Some people have urged the Council to examine best practices used in other jurisdictions. The truth is that we have done so, and the city is already a leader on programs such as housing first and rapid rehousing. We have been using the Housing Production Trust Fund to build and fund supportive housing, transitional housing and affordable housing and plan to keep doing so into the future because it all fits into a plan of providing the next opportunity for families and people in crisis. We must use all of the tools we have at our disposal to fix what is, at its very core, a tremendous need for affordability in our city.

Developer Connections, Transparency & Process

Some have raised questions about the fact that many of the land owners have contributed to political campaigns. It follows that the people who own large real estate parcels throughout the city would have contributed to campaigns, and taken an active interest in the leadership of the city. This is precisely why I have and will continue to work for change to the campaign finance laws that allow these donations. After the initial announcement in Ward 1, residents also raised questions about which other sites were considered, and by what process they were eliminated. The Administration has released those sites and listed them on a publicly accessible website with brief commentary about why sites were eliminated. Additionally, in my oversight role, I was walked through the elimination process, and am comfortable with the site selected as the best choice for the Ward.

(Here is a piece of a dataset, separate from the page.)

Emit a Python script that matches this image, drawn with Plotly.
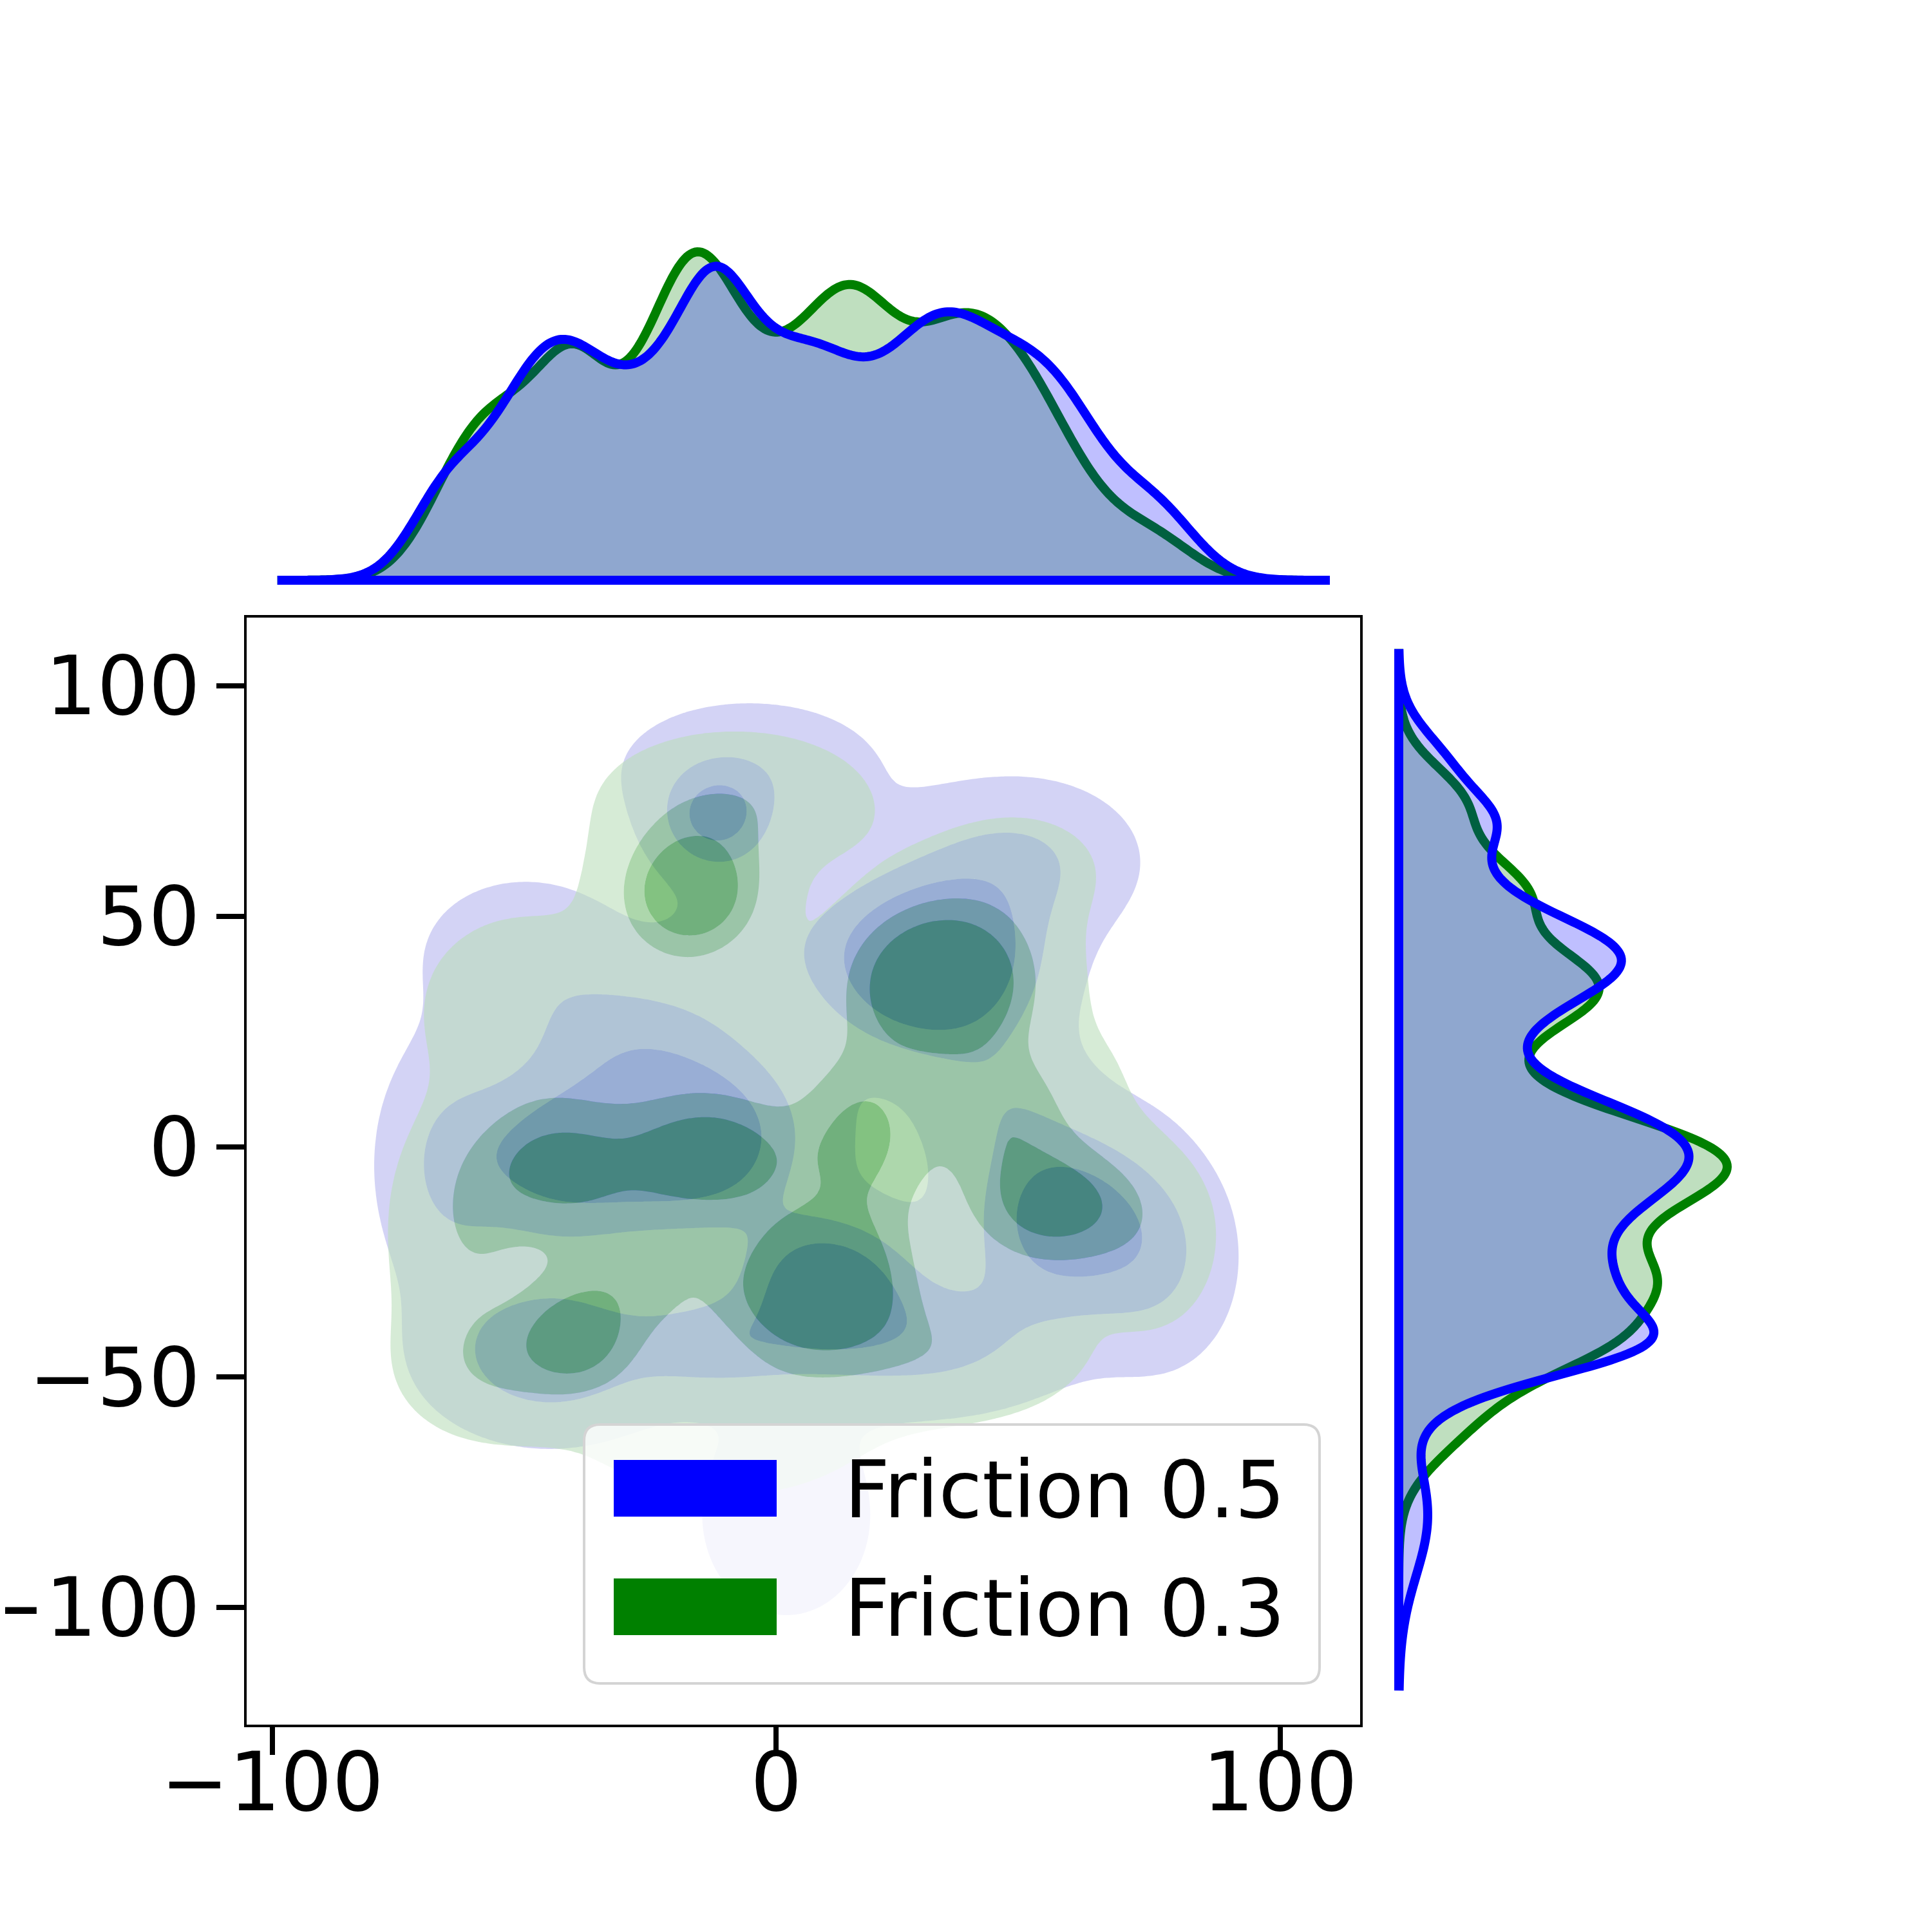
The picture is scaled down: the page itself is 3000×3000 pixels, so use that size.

Additionally, some constituents raised the issue of the current landowner’s tax bill and the property’s classification and tax status. As part of my oversight role, I raised this issue, and demanded that the appropriate tax status apply, and the landowner pay the bill. The Administration has produced a clean hands certificate for the owner and is committed to ensuring that the tax bill has been resolved.

Examples of Other Shelters and Supportive Housing

La Casa supportive housing facility is located on Irving Street in Columbia Heights, and is an example of a community facility that fits into the neighborhood and looks like all of the other new construction nearby. Similarly, the shelter for 10th & V will fit in, using the exterior design plans that have already been completed and approved. It should be noted that La Casa’s construction and maintenance cannot be used as a price comparison, as its development began from scratch, included the need for pre-development, and has several other features that are structurally different from this 10th and V site. It has been offered by the Administration as an example of another site that serves a similar population, whose impact on the community has been positive rather than negative. Similar to La Casa, this site has both a plan in place for DHS to provide the services and programming to residents, and a plan in place with DGS to actually run and maintain the physical plant of the building.

The current cost of running DC General is $17M/year. The cost for all 8 sites will be $13M/year. The fact is, DC General has surpassed its useful life and requires extensive maintenance that is incredibly costly. The tens of millions of taxpayer dollars that have gone to DC General since 2012 – on the watch and approval of many members of this Council – represent sunk costs that we will not get back, and have resulted only in a startlingly poor return on the people’s investment.

This project replaces one that was similar on Spring Road. That housing existed in community for many years without incident or complaint. There are other similar facilities throughout the ward, which function well and are unknown to their neighbors as shelters.

It is important to the Council and the Mayor for all 8 wards to receive a shelter. All of our communities will equally share the challenge to end homelessness.”